The Global Fund to fight AIDS, Tuberculosis and Malaria, a financing institution that invests donor countries' money in health programs to battle the three diseases, announced last week that it is facing a $5 billion dollar funding gap through 2010.
"The Global Fund is not immune to the environment today of the global financial crisis," Rajat Gupta, chairman of the Global Fund, said during a news teleconference on Jan. 29 at the World Economic Forum held in Davos, Switzerland. Despite the shortfall, Gupta expressed confidence that donors would come through with continued financing.
The Global Fund has not seen countries backing off of pledged contributions, but it has received a considerable increase in demand for new funding from eligible countries.
In December of 2008, the group scaled back its last round of grants by 10 percent, from $3.1 billion to $2.75 billion.
All of the program requests were approved, but the recipients were asked to meet the same goals with the newly-decreased funding by making changes like cuts to overhead costs or finding cheaper options on pharmaceutical purchases.
"The demand is much higher than we expected, so if we are going to meet that demand we are going to need more money than what is coming in," said Global Fund spokesperson Andrew Hurst.
Ruth Levine, a health economist and vice president for programs and operations at the Center for Global Development, said the Global Fund shortfall is "cause for significant concern" and serves as a reminder that providing foreign aid is crucial in times of economic decline.
"Foreign aid tends to be a pretty easy target. It doesn't have a very deep constituency, voters at home don't feel it when it's cut," Levine said. But the domestic budget gains are often more symbolic than practical, Levine said, as foreign aid makes up only a small percentage of most high-income countries' spending.
For many developing nations that aid is crucial, and in some of the most aid-dependent countries in sub-Saharran Africa, more than half of the total public health spending comes from aid commitments, Levine said. In addition, many developing countries lack the social safety nets that protect people from an economic shock.
"When national budgets are squeezed because of falling tax revenues and falling donor contributions the social services for the poor are some of the first to be jeopardized," Levine said.
In an attempt to mitigate the health effects of the crisis, the World Bank is planning to triple the loans it provides in the health sector this year. Julian Schweitzer, sector director for health, nutrition and population at the World Bank, said $950 million worth of lending in the health sector was approved in 2008 and in 2009 that will increase to about $3 billion.
In the past 25 years, economic declines and the resulting reduced expenditures by governments have cost the lives of an estimated 1 million children, Schweitzer said.
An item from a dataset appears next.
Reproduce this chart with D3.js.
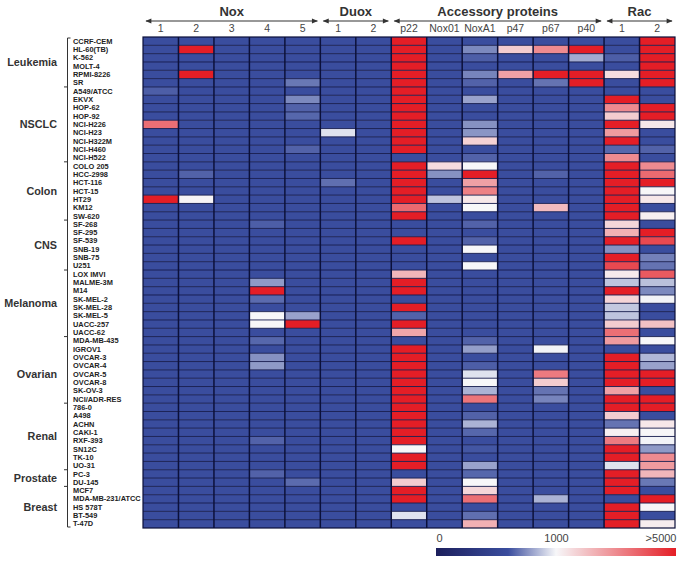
<!DOCTYPE html>
<html>
<head>
<meta charset="utf-8">
<script src="https://cdn.jsdelivr.net/npm/d3@7/dist/d3.min.js"></script>
<style>
  html, body { margin: 0; padding: 0; background: #ffffff; }
  svg { display: block; font-family: "Liberation Sans", Arial, sans-serif; }
</style>
</head>
<body>
<svg id="chart" width="684" height="565"></svg>
<script>
// ---------------- DATA ----------------
const cellLines = ["CCRF-CEM","HL-60(TB)","K-562","MOLT-4","RPMI-8226","SR",
  "A549/ATCC","EKVX","HOP-62","HOP-92","NCI-H226","NCI-H23","NCI-H322M","NCI-H460","NCI-H522",
  "COLO 205","HCC-2998","HCT-116","HCT-15","HT29","KM12","SW-620",
  "SF-268","SF-295","SF-539","SNB-19","SNB-75","U251",
  "LOX IMVI","MALME-3M","M14","SK-MEL-2","SK-MEL-28","SK-MEL-5","UACC-257","UACC-62",
  "MDA-MB-435","IGROV1","OVCAR-3","OVCAR-4","OVCAR-5","OVCAR-8","SK-OV-3","NCI/ADR-RES",
  "786-0","A498","ACHN","CAKI-1","RXF-393","SN12C","TK-10","UO-31",
  "PC-3","DU-145",
  "MCF7","MDA-MB-231/ATCC","HS 578T","BT-549","T-47D"];

const tissues = ["Leukemia","NSCLC","Colon","CNS","Melanoma","Ovarian","Renal","Prostate","Breast"];
const tissueFirst = ["CCRF-CEM","A549/ATCC","COLO 205","SF-268","LOX IMVI","IGROV1","786-0","PC-3","MCF7"];
const tissueLast  = ["SR","NCI-H522","SW-620","U251","UACC-62","NCI/ADR-RES","UO-31","DU-145","T-47D"];
const bracketBreaks = ["A549/ATCC","COLO 205","SF-268","LOX IMVI","MDA-MB-435","786-0","PC-3","MCF7"];

const genes = ["Nox1","Nox2","Nox3","Nox4","Nox5","Duox1","Duox2","p22","Nox01","NoxA1","p47","p67","p40","Rac1","Rac2"];
const geneLabels = ["1","2","3","4","5","1","2","p22","Nox01","NoxA1","p47","p67","p40","1","2"];
const families = ["Nox","Duox","Accessory proteins","Rac"];
const familyFirst = ["Nox1","Duox1","p22","Rac1"];
const familyLast  = ["Nox5","Duox2","p40","Rac2"];

const legendTicks = [0, 1000, 5000];
const legendTickLabels = ["0", "1000", ">5000"];

// expression values per gene (59 cell lines each, in cellLines order)
const nox1 = [600,600,600,600,600,600,640,600,600,600, 3500,600,600,600,600,600,600,600,600,5000,
  600,600,600,600,600,600,600,600,600,600, 600,600,600,600,600,600,600,600,600,600,
  600,600,600,600,600,600,600,600,600,600, 600,600,600,600,600,600,600,600,600];
const nox2 = [600,5000,600,600,5000,600,600,600,600,600, 600,600,600,600,600,600,650,600,600,1050,
  600,600,600,600,600,600,600,600,600,600, 600,600,600,600,600,600,600,600,600,600,
  600,600,600,600,600,600,600,600,600,600, 600,600,600,600,600,600,600,600,600];
const nox3 = [600,600,600,600,600,600,600,600,600,600, 600,600,600,600,600,600,600,600,600,600,
  600,600,600,600,600,600,600,600,600,600, 600,600,600,600,600,600,600,600,600,600,
  600,600,600,600,600,600,600,600,600,600, 600,600,600,600,600,600,600,600,600];
const nox4 = [600,600,600,600,600,600,600,600,600,600, 600,600,600,600,600,600,600,600,600,600,
  600,600,640,600,600,600,600,600,600,780, 5000,670,600,1000,1020,600,660,600,760,780,
  600,600,600,600,600,600,600,600,650,600, 600,600,650,600,600,600,600,600,600];
const nox5 = [600,600,600,600,600,700,600,740,650,660, 600,600,600,650,600,600,600,600,600,600,
  600,600,600,600,600,600,600,600,600,600, 600,600,600,800,5000,600,600,600,600,600,
  600,600,600,600,600,600,600,600,600,600, 600,600,600,670,600,600,600,600,600];
const duox1 = [600,600,600,600,600,600,600,600,600,600, 600,950,600,600,600,600,600,680,600,600,
  600,600,600,600,600,600,600,600,600,600, 600,600,600,600,600,600,600,600,600,600,
  600,600,600,600,600,600,600,600,600,600, 600,600,600,600,600,600,600,600,600];
const duox2 = [600,600,600,600,600,600,600,600,600,600, 600,600,600,600,600,600,600,600,600,600,
  600,600,600,600,600,600,600,600,600,600, 600,600,600,600,600,600,600,600,600,600,
  600,600,600,600,600,600,600,600,600,600, 600,600,600,600,600,600,600,600,600];
const p22 = [5000,5000,5000,5000,5000,5000,5000,5000,5000,5000, 5000,5000,5000,5000,600,5000,5000,5000,5000,5000,
  3600,5000,600,600,5000,600,600,600,2200,5000, 5000,600,5000,650,5000,2500,600,5000,5000,5000,
  5000,5000,5000,5000,5000,5000,5000,5000,5000,1000, 5000,5000,600,1800,5000,5000,600,950,600];
const nox01 = [600,600,600,600,600,600,600,600,600,600, 600,600,600,600,600,1500,760,600,600,880,
  600,600,600,600,600,600,600,600,600,600, 600,600,600,600,600,600,600,600,600,600,
  600,600,600,600,600,600,600,600,600,600, 600,600,600,600,600,600,600,600,600];
const noxa1 = [600,740,640,600,730,650,600,800,600,600, 760,770,1700,600,650,1000,5000,2600,3200,1300,
  1000,600,650,600,650,1000,600,1000,600,600, 600,600,600,600,600,600,650,790,600,640,
  950,1000,840,3400,600,650,840,660,600,620, 600,800,660,1000,1600,3500,600,680,2300];
const p47 = [600,1800,600,600,2600,600,600,600,600,600, 600,600,600,600,600,600,600,600,600,600,
  600,600,600,600,600,600,600,600,600,600, 600,600,600,600,600,600,600,600,600,600,
  600,600,600,600,600,600,600,600,600,600, 600,600,600,600,600,600,600,600,600];
const p67 = [600,3000,600,600,5000,690,600,600,600,600, 600,600,600,600,600,600,650,600,600,600,
  2100,600,600,600,600,600,600,600,600,600, 600,600,600,600,600,600,600,990,600,600,
  3300,1800,690,730,600,600,600,600,600,600, 600,600,600,600,600,840,600,600,600];
const p40 = [600,5000,820,600,5000,5000,600,600,600,600, 600,600,600,600,600,600,600,600,600,600,
  600,600,600,600,600,600,600,600,600,600, 600,600,600,600,600,600,600,600,600,600,
  600,600,600,600,600,600,600,600,600,600, 600,600,600,600,600,600,600,600,600];
const rac1 = [600,600,640,600,1500,600,600,5000,3000,1800, 5000,2700,5000,660,3000,5000,5000,5000,5000,5000,
  5000,5000,1600,2300,5000,760,5000,4200,1250,880, 5000,1650,890,880,1800,3500,2700,600,5000,5000,
  5000,5000,2600,5000,5000,1800,690,1150,3300,5000, 5000,950,5000,5000,5000,600,5000,5000,5000];
const rac2 = [5000,5000,5000,5000,5000,5000,600,600,5000,5000, 1300,600,600,650,600,3000,3600,5000,1020,1300,
  600,1150,600,5000,4200,600,720,690,3900,870, 740,990,600,600,2000,600,1000,600,850,800,
  5000,5000,600,5000,5000,600,1300,1020,990,780, 3000,2700,2200,700,600,5000,1020,600,1200];

const series = [nox1, nox2, nox3, nox4, nox5, duox1, duox2, p22, nox01, noxa1, p47, p67, p40, rac1, rac2];

// ---------------- CHART ----------------
const svg = d3.select("#chart");
const M = { left: 143, right: 675, top: 37, bottom: 528 };

const x = d3.scaleBand().domain(genes).range([M.left, M.right]).padding(0);
const y = d3.scaleBand().domain(cellLines).range([M.top, M.bottom]).padding(0);

const color = d3.scaleLinear()
  .domain([0, 600, 1000, 5000])
  .range(["#1c1f5c", "#3a4d9e", "#f7f7f9", "#e41e26"])
  .interpolate(d3.interpolateRgb)
  .clamp(true);

const cells = [];
genes.forEach((g, gi) => {
  cellLines.forEach((c, ci) => cells.push({ gene: g, line: c, value: series[gi][ci] }));
});

const grid = svg.append("g");
grid.selectAll("rect.cell").data(cells).join("rect")
  .attr("class", "cell")
  .attr("x", d => x(d.gene))
  .attr("y", d => y(d.line))
  .attr("width", x.bandwidth())
  .attr("height", y.bandwidth())
  .attr("fill", d => color(d.value));

// row separators
grid.selectAll("line.row").data(cellLines.slice(1)).join("line")
  .attr("x1", M.left).attr("x2", M.right)
  .attr("y1", d => y(d)).attr("y2", d => y(d))
  .attr("stroke", "#141a4c").attr("stroke-width", 0.9);
// column separators
grid.selectAll("line.col").data(genes.slice(1)).join("line")
  .attr("y1", M.top).attr("y2", M.bottom)
  .attr("x1", d => x(d)).attr("x2", d => x(d))
  .attr("stroke", "#0b103a").attr("stroke-width", 1.5);
grid.append("rect")
  .attr("x", M.left).attr("y", M.top)
  .attr("width", M.right - M.left).attr("height", M.bottom - M.top)
  .attr("fill", "none").attr("stroke", "#0b103a").attr("stroke-width", 1.2);

// column labels
svg.append("g").selectAll("text").data(genes).join("text")
  .attr("x", d => x(d) + x.bandwidth() / 2)
  .attr("y", 32)
  .attr("text-anchor", "middle")
  .attr("font-size", 10.5)
  .attr("fill", "#444")
  .text((d, i) => geneLabels[i]);

// family headers + double arrows
const defs = svg.append("defs");
defs.append("marker").attr("id", "ah").attr("viewBox", "0 0 10 10")
  .attr("refX", 9).attr("refY", 5).attr("markerWidth", 7).attr("markerHeight", 6)
  .attr("markerUnits", "userSpaceOnUse")
  .attr("orient", "auto-start-reverse")
  .append("path").attr("d", "M0,1 L10,5 L0,9 Z").attr("fill", "#333");

const fam = svg.append("g");
families.forEach((f, i) => {
  const x0 = x(familyFirst[i]);
  const x1 = x(familyLast[i]) + x.bandwidth();
  fam.append("line")
    .attr("x1", x0 + 3).attr("x2", x1 - 3).attr("y1", 21).attr("y2", 21)
    .attr("stroke", "#333").attr("stroke-width", 1.2)
    .attr("marker-start", "url(#ah)").attr("marker-end", "url(#ah)");
  fam.append("text")
    .attr("x", (x0 + x1) / 2).attr("y", 16)
    .attr("text-anchor", "middle")
    .attr("font-size", 13).attr("font-weight", "bold")
    .attr("fill", "#333")
    .text(f);
});

// row labels
svg.append("g").selectAll("text").data(cellLines).join("text")
  .attr("x", 73)
  .attr("y", d => y(d) + y.bandwidth() / 2 + 2.6)
  .attr("font-size", 7.4).attr("font-weight", "bold")
  .attr("fill", "#222")
  .text(d => d);

// bracket
const br = svg.append("g").attr("stroke", "#333").attr("stroke-width", 1).attr("fill", "none");
const bx = 67.5;
br.append("path").attr("d", `M${bx + 3},${M.top + 1} H${bx} V${M.bottom - 1} H${bx + 3}`);
br.selectAll("line").data(bracketBreaks).join("line")
  .attr("x1", bx - 3.5).attr("x2", bx)
  .attr("y1", d => y(d)).attr("y2", d => y(d));

// tissue labels
svg.append("g").selectAll("text").data(tissues).join("text")
  .attr("x", 57)
  .attr("y", (d, i) => (y(tissueFirst[i]) + y(tissueLast[i]) + y.bandwidth()) / 2 + 3.8)
  .attr("text-anchor", "end")
  .attr("font-size", 10.8).attr("font-weight", "bold")
  .attr("fill", "#333")
  .text(d => d);

// legend
const lx = d3.scaleLinear().domain([0, 1000, 5000]).range([436, 556, 676]);
const grad = defs.append("linearGradient").attr("id", "lg")
  .attr("x1", "0%").attr("x2", "100%").attr("y1", "0%").attr("y2", "0%");
const stops = d3.range(0, 1.0001, 0.02);
grad.selectAll("stop").data(stops).join("stop")
  .attr("offset", d => (d * 100) + "%")
  .attr("stop-color", d => color(lx.invert(436 + d * 240)));
svg.append("rect")
  .attr("x", lx(0)).attr("y", 548)
  .attr("width", lx(5000) - lx(0)).attr("height", 8)
  .attr("fill", "url(#lg)");

const legAxis = d3.axisTop(lx).tickValues(legendTicks)
  .tickFormat((d, i) => legendTickLabels[i]).tickSize(0);
const lg = svg.append("g").attr("transform", "translate(0,545)").call(legAxis);
lg.select(".domain").remove();
lg.selectAll("text")
  .attr("font-size", 11).attr("fill", "#444")
  .attr("font-family", "Liberation Sans, Arial, sans-serif")
  .attr("dy", 0)
  .attr("text-anchor", (d, i) => i === 0 ? "start" : (i === legendTicks.length - 1 ? "end" : "middle"));
</script>
</body>
</html>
"We saw [during previous economic downturns] that health is particularly badly affected in the social sectors. It's the sector that seems to get hit hardest by budget cuts," Schweitzer said. "What we also see is that it is women and children that are particularly badly hit."
Schweitzer said countries are being advised to focus spending on specific programs, like child immunization, and nutrition for pregnant mothers.
The group has already seen an increase in country requests for budget support loans, which include health spending, and also in specific health sector loans. The Bank is focusing on a number of countries in Africa, Asia and Latin American, considered to be at particular risk from the economic crisis.
At a January meeting of the World Health Organization, Director-general Dr. Margaret Chan highlighted the risks to families in many low income countries where the majority of health services are paid for out-of-pocket.
The economic crisis will force more families to rely on publicly financed care, or neglect preventative care entirely, Chan said.
Even more troubling, said Levine, is the possibility that people infected with HIV/AIDS or other deadly diseases in developing countries will have to interrupt their treatments.
"These are programs where declines in aid ... they affect individuals who are dependent on these resources for life saving drugs," said Levine. "So the stakes are much, much higher than in the past."